• [SUPPLIED DATA]
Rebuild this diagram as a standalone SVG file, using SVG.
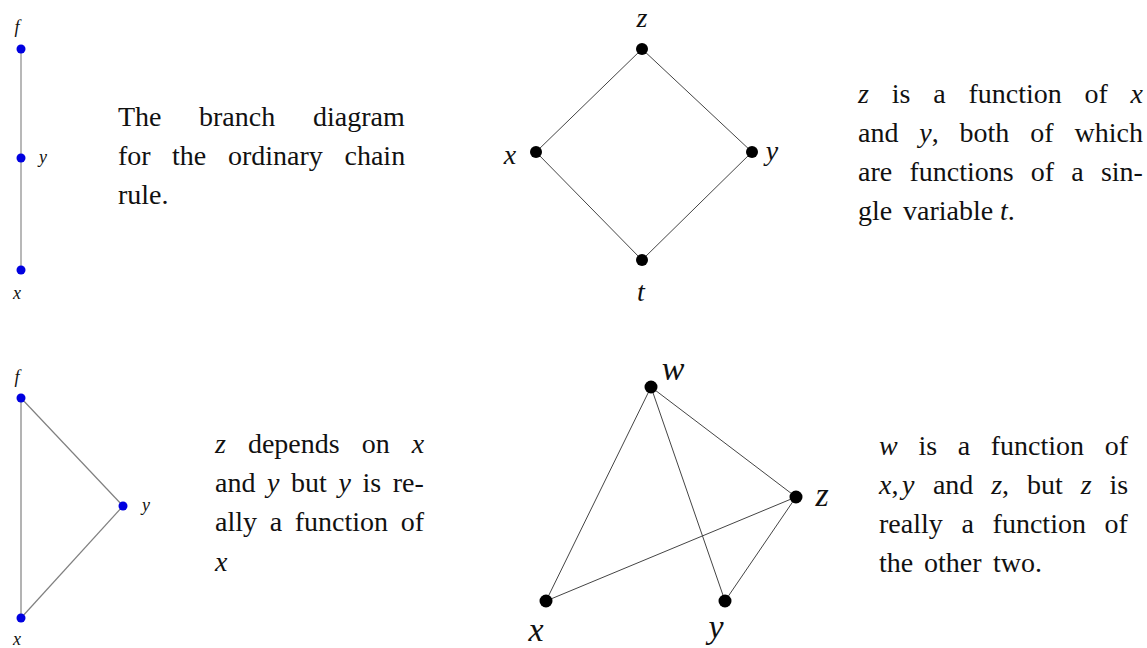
<svg xmlns="http://www.w3.org/2000/svg" width="1147" height="648" viewBox="0 0 1147 648">
<style>
.t{font-family:"Liberation Serif","DejaVu Serif",serif;font-size:28px;fill:#111}
.i{font-style:italic}
.sl{font-family:"Liberation Serif","DejaVu Serif",serif;font-style:italic;font-size:18px;fill:#111;text-anchor:middle}
.ml{font-family:"Liberation Serif","DejaVu Serif",serif;font-style:italic;font-size:28px;fill:#111;text-anchor:middle}
.ll{font-family:"Liberation Serif","DejaVu Serif",serif;font-style:italic;font-size:34px;fill:#111;text-anchor:middle}
.bd{fill:#0000e0}
.kd{fill:#000}
.e1{stroke:#a0a0a0;stroke-width:1.5;fill:none}
.e3{stroke:#808080;stroke-width:1.2;fill:none}
.e2{stroke:#444;stroke-width:1;fill:none}
</style>
<rect width="1147" height="648" fill="#fff"/>
<g id="connectors">
<line class="e1" x1="21" y1="49" x2="21" y2="270"/>
<line class="e2" x1="642" y1="49" x2="536" y2="152"/>
<line class="e2" x1="642" y1="49" x2="752" y2="152"/>
<line class="e2" x1="536" y1="152" x2="642" y2="260"/>
<line class="e2" x1="752" y1="152" x2="642" y2="260"/>
<line class="e3" x1="21" y1="398" x2="21" y2="618"/>
<line class="e3" x1="21" y1="398" x2="123" y2="506"/>
<line class="e3" x1="123" y1="506" x2="21" y2="618"/>
<line class="e2" x1="651" y1="387" x2="546" y2="601"/>
<line class="e2" x1="651" y1="387" x2="725" y2="601"/>
<line class="e2" x1="651" y1="387" x2="796" y2="497"/>
<line class="e2" x1="796" y1="497" x2="546" y2="601"/>
<line class="e2" x1="796" y1="497" x2="725" y2="601"/>
</g>
<g id="p1-f"><circle class="bd" cx="21" cy="49" r="4.5"/><text class="sl" x="17" y="33">f</text></g>
<g id="p1-y"><circle class="bd" cx="21" cy="158" r="4.5"/><text class="sl" x="43" y="163">y</text></g>
<g id="p1-x"><circle class="bd" cx="21" cy="270" r="4.5"/><text class="sl" x="17" y="299">x</text></g>
<g id="p1-text"><text class="t" y="126"><tspan x="118">The</tspan><tspan x="199">branch</tspan><tspan x="313">diagram</tspan></text>
<text class="t" y="165"><tspan x="118">for</tspan><tspan x="172">the</tspan><tspan x="228">ordinary</tspan><tspan x="344.5">chain</tspan></text>
<text class="t" y="204"><tspan x="118">rule.</tspan></text></g>
<g id="p2-z"><circle class="kd" cx="642" cy="49" r="6"/><text class="ml" x="642" y="27">z</text></g>
<g id="p2-x"><circle class="kd" cx="536" cy="152" r="6"/><text class="ml" x="510" y="164">x</text></g>
<g id="p2-y"><circle class="kd" cx="752" cy="152" r="6"/><text class="ml" x="772" y="160">y</text></g>
<g id="p2-t"><circle class="kd" cx="642" cy="260" r="6"/><text class="ml" x="641" y="301">t</text></g>
<g id="p2-text"><text class="t" y="103"><tspan x="858" class="i">z</tspan><tspan x="891.7">is</tspan><tspan x="933.2">a</tspan><tspan x="968.4">function</tspan><tspan x="1084.5">of</tspan><tspan x="1130.6" class="i">x</tspan></text>
<text class="t" y="142"><tspan x="858">and</tspan><tspan x="919.3" class="i">y</tspan><tspan>,</tspan><tspan x="959.6">both</tspan><tspan x="1030.3">of</tspan><tspan x="1074.5">which</tspan></text>
<text class="t" y="181"><tspan x="858">are</tspan><tspan x="909.4">functions</tspan><tspan x="1030.8">of</tspan><tspan x="1071.3">a</tspan><tspan x="1100.9">sin-</tspan></text>
<text class="t" y="220"><tspan x="858">gle</tspan><tspan x="903">variable</tspan><tspan x="1000" class="i">t</tspan><tspan>.</tspan></text></g>
<g id="p3-f"><circle class="bd" cx="21" cy="398" r="4.5"/><text class="sl" x="17" y="383">f</text></g>
<g id="p3-y"><circle class="bd" cx="123" cy="506" r="4.5"/><text class="sl" x="146" y="511">y</text></g>
<g id="p3-x"><circle class="bd" cx="21" cy="618" r="4.5"/><text class="sl" x="17" y="645">x</text></g>
<g id="p3-text"><text class="t" y="453"><tspan x="215" class="i">z</tspan><tspan x="247.9">depends</tspan><tspan x="361.7">on</tspan><tspan x="411.7" class="i">x</tspan></text>
<text class="t" y="492"><tspan x="215">and</tspan><tspan x="267" class="i">y</tspan><tspan x="291">but</tspan><tspan x="338.4" class="i">y</tspan><tspan x="362.4">is</tspan><tspan x="392.7">re-</tspan></text>
<text class="t" y="531"><tspan x="215">ally</tspan><tspan x="269.7">a</tspan><tspan x="294.8">function</tspan><tspan x="400.8">of</tspan></text>
<text class="t" y="571"><tspan x="215" class="i">x</tspan></text></g>
<g id="p4-w"><circle class="kd" cx="651" cy="387" r="6.5"/><text class="ll" x="673" y="380">w</text></g>
<g id="p4-z"><circle class="kd" cx="796" cy="497" r="6.5"/><text class="ll" x="822" y="506">z</text></g>
<g id="p4-x"><circle class="kd" cx="546" cy="601" r="6.5"/><text class="ll" x="536" y="641">x</text></g>
<g id="p4-y"><circle class="kd" cx="725" cy="601" r="6.5"/><text class="ll" x="716" y="638">y</text></g>
<g id="p4-text"><text class="t" y="455"><tspan x="879" class="i">w</tspan><tspan x="918.4">is</tspan><tspan x="957.7">a</tspan><tspan x="990.8">function</tspan><tspan x="1104.7">of</tspan></text>
<text class="t" y="494"><tspan x="879" class="i">x</tspan><tspan>,</tspan><tspan x="902" class="i">y</tspan><tspan x="932.9">and</tspan><tspan x="991.2" class="i">z</tspan><tspan>,</tspan><tspan x="1027">but</tspan><tspan x="1080.7" class="i">z</tspan><tspan x="1109.5">is</tspan></text>
<text class="t" y="533"><tspan x="879">really</tspan><tspan x="961.5">a</tspan><tspan x="992.6">function</tspan><tspan x="1104.6">of</tspan></text>
<text class="t" y="572"><tspan x="879">the</tspan><tspan x="924">other</tspan><tspan x="993">two.</tspan></text></g>
</svg>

• [TASK STATEMENT]
Copy the material exactly. Do not include the pictures.

• [FINISHED ANSWER]
Rebuild this diagram as a standalone SVG file, using SVG.
<svg xmlns="http://www.w3.org/2000/svg" width="1147" height="648" viewBox="0 0 1147 648">
<style>
.t{font-family:"Liberation Serif","DejaVu Serif",serif;font-size:28px;fill:#111}
.i{font-style:italic}
.sl{font-family:"Liberation Serif","DejaVu Serif",serif;font-style:italic;font-size:18px;fill:#111;text-anchor:middle}
.ml{font-family:"Liberation Serif","DejaVu Serif",serif;font-style:italic;font-size:28px;fill:#111;text-anchor:middle}
.ll{font-family:"Liberation Serif","DejaVu Serif",serif;font-style:italic;font-size:34px;fill:#111;text-anchor:middle}
.bd{fill:#0000e0}
.kd{fill:#000}
.e1{stroke:#a0a0a0;stroke-width:1.5;fill:none}
.e3{stroke:#808080;stroke-width:1.2;fill:none}
.e2{stroke:#444;stroke-width:1;fill:none}
</style>
<rect width="1147" height="648" fill="#fff"/>
<g id="connectors">
<line class="e1" x1="21" y1="49" x2="21" y2="270"/>
<line class="e2" x1="642" y1="49" x2="536" y2="152"/>
<line class="e2" x1="642" y1="49" x2="752" y2="152"/>
<line class="e2" x1="536" y1="152" x2="642" y2="260"/>
<line class="e2" x1="752" y1="152" x2="642" y2="260"/>
<line class="e3" x1="21" y1="398" x2="21" y2="618"/>
<line class="e3" x1="21" y1="398" x2="123" y2="506"/>
<line class="e3" x1="123" y1="506" x2="21" y2="618"/>
<line class="e2" x1="651" y1="387" x2="546" y2="601"/>
<line class="e2" x1="651" y1="387" x2="725" y2="601"/>
<line class="e2" x1="651" y1="387" x2="796" y2="497"/>
<line class="e2" x1="796" y1="497" x2="546" y2="601"/>
<line class="e2" x1="796" y1="497" x2="725" y2="601"/>
</g>
<g id="p1-f"><circle class="bd" cx="21" cy="49" r="4.5"/><text class="sl" x="17" y="33">f</text></g>
<g id="p1-y"><circle class="bd" cx="21" cy="158" r="4.5"/><text class="sl" x="43" y="163">y</text></g>
<g id="p1-x"><circle class="bd" cx="21" cy="270" r="4.5"/><text class="sl" x="17" y="299">x</text></g>
<g id="p1-text"><text class="t" y="126"><tspan x="118">The</tspan><tspan x="199">branch</tspan><tspan x="313">diagram</tspan></text>
<text class="t" y="165"><tspan x="118">for</tspan><tspan x="172">the</tspan><tspan x="228">ordinary</tspan><tspan x="344.5">chain</tspan></text>
<text class="t" y="204"><tspan x="118">rule.</tspan></text></g>
<g id="p2-z"><circle class="kd" cx="642" cy="49" r="6"/><text class="ml" x="642" y="27">z</text></g>
<g id="p2-x"><circle class="kd" cx="536" cy="152" r="6"/><text class="ml" x="510" y="164">x</text></g>
<g id="p2-y"><circle class="kd" cx="752" cy="152" r="6"/><text class="ml" x="772" y="160">y</text></g>
<g id="p2-t"><circle class="kd" cx="642" cy="260" r="6"/><text class="ml" x="641" y="301">t</text></g>
<g id="p2-text"><text class="t" y="103"><tspan x="858" class="i">z</tspan><tspan x="891.7">is</tspan><tspan x="933.2">a</tspan><tspan x="968.4">function</tspan><tspan x="1084.5">of</tspan><tspan x="1130.6" class="i">x</tspan></text>
<text class="t" y="142"><tspan x="858">and</tspan><tspan x="919.3" class="i">y</tspan><tspan>,</tspan><tspan x="959.6">both</tspan><tspan x="1030.3">of</tspan><tspan x="1074.5">which</tspan></text>
<text class="t" y="181"><tspan x="858">are</tspan><tspan x="909.4">functions</tspan><tspan x="1030.8">of</tspan><tspan x="1071.3">a</tspan><tspan x="1100.9">sin-</tspan></text>
<text class="t" y="220"><tspan x="858">gle</tspan><tspan x="903">variable</tspan><tspan x="1000" class="i">t</tspan><tspan>.</tspan></text></g>
<g id="p3-f"><circle class="bd" cx="21" cy="398" r="4.5"/><text class="sl" x="17" y="383">f</text></g>
<g id="p3-y"><circle class="bd" cx="123" cy="506" r="4.5"/><text class="sl" x="146" y="511">y</text></g>
<g id="p3-x"><circle class="bd" cx="21" cy="618" r="4.5"/><text class="sl" x="17" y="645">x</text></g>
<g id="p3-text"><text class="t" y="453"><tspan x="215" class="i">z</tspan><tspan x="247.9">depends</tspan><tspan x="361.7">on</tspan><tspan x="411.7" class="i">x</tspan></text>
<text class="t" y="492"><tspan x="215">and</tspan><tspan x="267" class="i">y</tspan><tspan x="291">but</tspan><tspan x="338.4" class="i">y</tspan><tspan x="362.4">is</tspan><tspan x="392.7">re-</tspan></text>
<text class="t" y="531"><tspan x="215">ally</tspan><tspan x="269.7">a</tspan><tspan x="294.8">function</tspan><tspan x="400.8">of</tspan></text>
<text class="t" y="571"><tspan x="215" class="i">x</tspan></text></g>
<g id="p4-w"><circle class="kd" cx="651" cy="387" r="6.5"/><text class="ll" x="673" y="380">w</text></g>
<g id="p4-z"><circle class="kd" cx="796" cy="497" r="6.5"/><text class="ll" x="822" y="506">z</text></g>
<g id="p4-x"><circle class="kd" cx="546" cy="601" r="6.5"/><text class="ll" x="536" y="641">x</text></g>
<g id="p4-y"><circle class="kd" cx="725" cy="601" r="6.5"/><text class="ll" x="716" y="638">y</text></g>
<g id="p4-text"><text class="t" y="455"><tspan x="879" class="i">w</tspan><tspan x="918.4">is</tspan><tspan x="957.7">a</tspan><tspan x="990.8">function</tspan><tspan x="1104.7">of</tspan></text>
<text class="t" y="494"><tspan x="879" class="i">x</tspan><tspan>,</tspan><tspan x="902" class="i">y</tspan><tspan x="932.9">and</tspan><tspan x="991.2" class="i">z</tspan><tspan>,</tspan><tspan x="1027">but</tspan><tspan x="1080.7" class="i">z</tspan><tspan x="1109.5">is</tspan></text>
<text class="t" y="533"><tspan x="879">really</tspan><tspan x="961.5">a</tspan><tspan x="992.6">function</tspan><tspan x="1104.6">of</tspan></text>
<text class="t" y="572"><tspan x="879">the</tspan><tspan x="924">other</tspan><tspan x="993">two.</tspan></text></g>
</svg>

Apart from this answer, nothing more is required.